I watched Porgy and Bess with my mom over the last couple of evenings, the first time either of us has seen it.  I don't know what she thought of it, but I must confess to being a bit disappointed.

I've wanted to see this musical since I was in high school and learned, while doing a research paper, that George Gershwin wrote it while living on Folly Beach in Charleston, SC.  Folly Beach is one of my family's favorite vacation spots, you see.  I know a few of the songs from it -- I love "Summertime," I like "Bess, You is My Woman," and I've never liked "I Got Plenty O' Nuttin'."  And I'm well acquainted with Bobby Darin's version of "It Ain't Necessarily So."  But I'd never heard them in context, and really knew very little about the story line other than that it involves a crippled man named Porgy and a woman of ill repute named Bess.

A few years ago, I read a biography of Otto Preminger that discussed the making of this movie, though I remember very little of it anymore.  But I do recall that Sidney Poitier didn't really want to make this film, and that Preminger worked with the cast to change some of the dialog so that it was less offensive.  Remember, the operetta itself is based in the early twentieth century and was first performed in 1935 -- by the time the movie was made in the late 1950s, people's attitudes and behavior had changed a great deal.  

But anyway, why was I disappointed in this movie?  I felt a lack of emotional oomph in it, if that makes sense.  And it's not the storyline's fault, because the plot of two outcasts, the kind, sweet man who takes in the woman no one else wants anything to do with -- that's right up my alley.  But I never got really caught up in the story, never felt anything more than a half-hearted sympathy for any of the characters.  I've really enjoyed the other Sidney Poitier performances I've seen, particularly in Blackboard Jungle (1955), Pressure Point (1962), and In the Heat of the Night (1967).  Perhaps his unwillingness to play the role kept him from fully engaging in it, or perhaps it's just the lack of chemistry between his Porgy and Dorothy Dandridge's Bess.  Or perhaps the characters just aren't all that well-rounded -- we never learn more about Porgy than that he's sweet, kind, understanding, and crippled.  And we never learn more about Bess than that she's an addict and has a taste for the wrong kind of men.  The other characters are equally thin -- Sammy Davis Jr.'s Sportin' Life is only around to tempt Bess back into drugs and sin, Pearl Bailey's Maria is the Strong Black Woman, Brock Peters' Crown is the Uncontrollable Black Man --  none of the main characters had any real depth to them.  Since this is the only version of this story I've ever seen, I don't know if the original operetta digs into the characters more, or what.  

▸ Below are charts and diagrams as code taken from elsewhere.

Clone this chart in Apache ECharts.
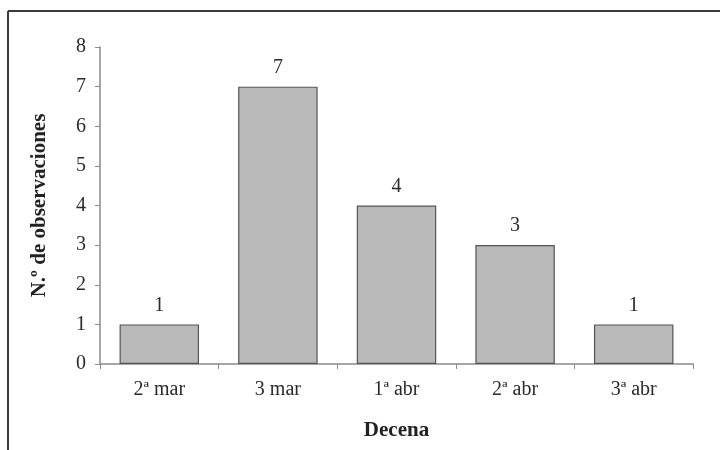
<!DOCTYPE html>
<html><head><meta charset="utf-8">
<script src="https://cdn.jsdelivr.net/npm/echarts@6/dist/echarts.min.js"></script>
<style>html,body{margin:0;padding:0;background:#fff}#c{width:720px;height:450px}</style>
</head><body><div id="c"></div>
<script>
const categories = ['2ª mar', '3 mar', '1ª abr', '2ª abr', '3ª abr'];
const values = [1, 7, 4, 3, 1];
const yTicks = [0, 1, 2, 3, 4, 5, 6, 7, 8];

const font = '"Liberation Serif", "Times New Roman", serif';
const chart = echarts.init(document.getElementById('c'), null, {renderer: 'canvas'});
chart.setOption({
  animation: false,
  backgroundColor: '#fff',
  grid: {left: 100, right: 27, top: 47, bottom: 86},
  graphic: [
    {type: 'line', shape: {x1: 8, y1: 11, x2: 720, y2: 11}, style: {stroke: '#3a3a3a', lineWidth: 2}},
    {type: 'line', shape: {x1: 8, y1: 11, x2: 8, y2: 450}, style: {stroke: '#3a3a3a', lineWidth: 2}}
  ],
  xAxis: {
    type: 'category',
    data: categories,
    name: 'Decena',
    nameLocation: 'middle',
    nameGap: 56,
    nameTextStyle: {fontFamily: font, fontSize: 21, fontWeight: 'bold', color: '#222'},
    axisLine: {lineStyle: {color: '#8a8a8a', width: 1.5}},
    axisTick: {show: true, length: 5, lineStyle: {color: '#8a8a8a'}},
    axisLabel: {fontFamily: font, fontSize: 20, color: '#2a2a2a', margin: 16}
  },
  yAxis: {
    type: 'value',
    min: yTicks[0],
    max: yTicks[yTicks.length - 1],
    interval: 1,
    name: 'N.º de observaciones',
    nameLocation: 'middle',
    nameGap: 50,
    nameTextStyle: {fontFamily: font, fontSize: 21, fontWeight: 'bold', color: '#222'},
    axisLine: {show: true, lineStyle: {color: '#8a8a8a', width: 1.5}},
    axisTick: {show: true, length: 5, lineStyle: {color: '#8a8a8a'}},
    splitLine: {show: false},
    axisLabel: {fontFamily: font, fontSize: 20, color: '#2a2a2a', margin: 14}
  },
  series: [{
    type: 'bar',
    data: values,
    barWidth: '67%',
    itemStyle: {color: '#b9b9b9', borderColor: '#555', borderWidth: 1.2},
    label: {show: true, position: 'top', distance: 9, fontFamily: font, fontSize: 20, color: '#2a2a2a'}
  }]
});
</script></body></html>
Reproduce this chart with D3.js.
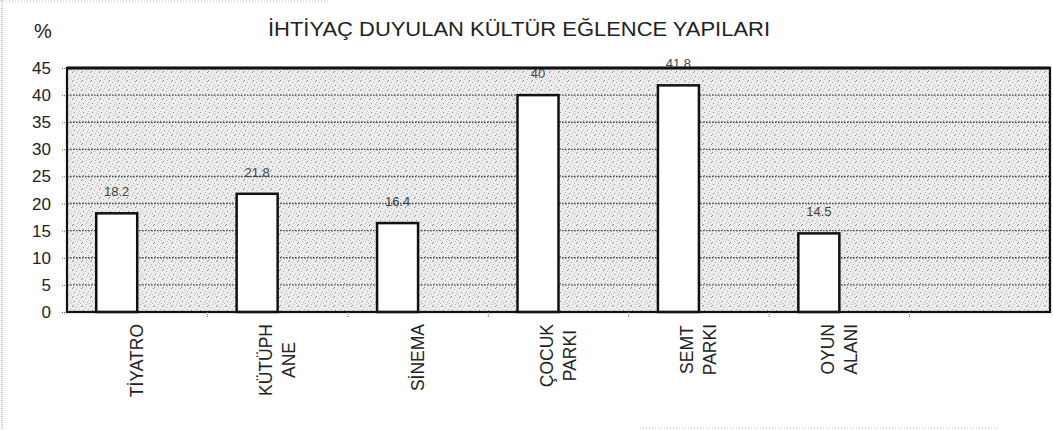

I have to say that my favorite character in the movie, and the most interesting, was Claude Akins' Detective, who was clearly out of his element in the black neighborhood, but trying to do his best in a thankless job.  He runs the gamut from uncomfortable to patient to exasperated to weary, and I kind of wished we could just follow him around and see what his life was like instead.  This might be partially because I admit I have a soft spot for Claude Akins, but still, it felt to me like he was doing more with a tiny role than the principals were doing with all their screen time.

The sets, the costumes, and the staging I have no quibbles with.  There was one scene I really liked a lot, where Bess changes an orphan's diaper while Porgy watches, his eyes shining with love for this beautiful woman who has brought his life so much joy.


Both characters felt very real, very alive, and very in love in this scene, and if the whole movie had been like it, I would probably have loved it all.  But I am very glad I got to see Porgy and Bess, and I hope I will get the opportunity to see another version some time, to see if I connect better to the characters then.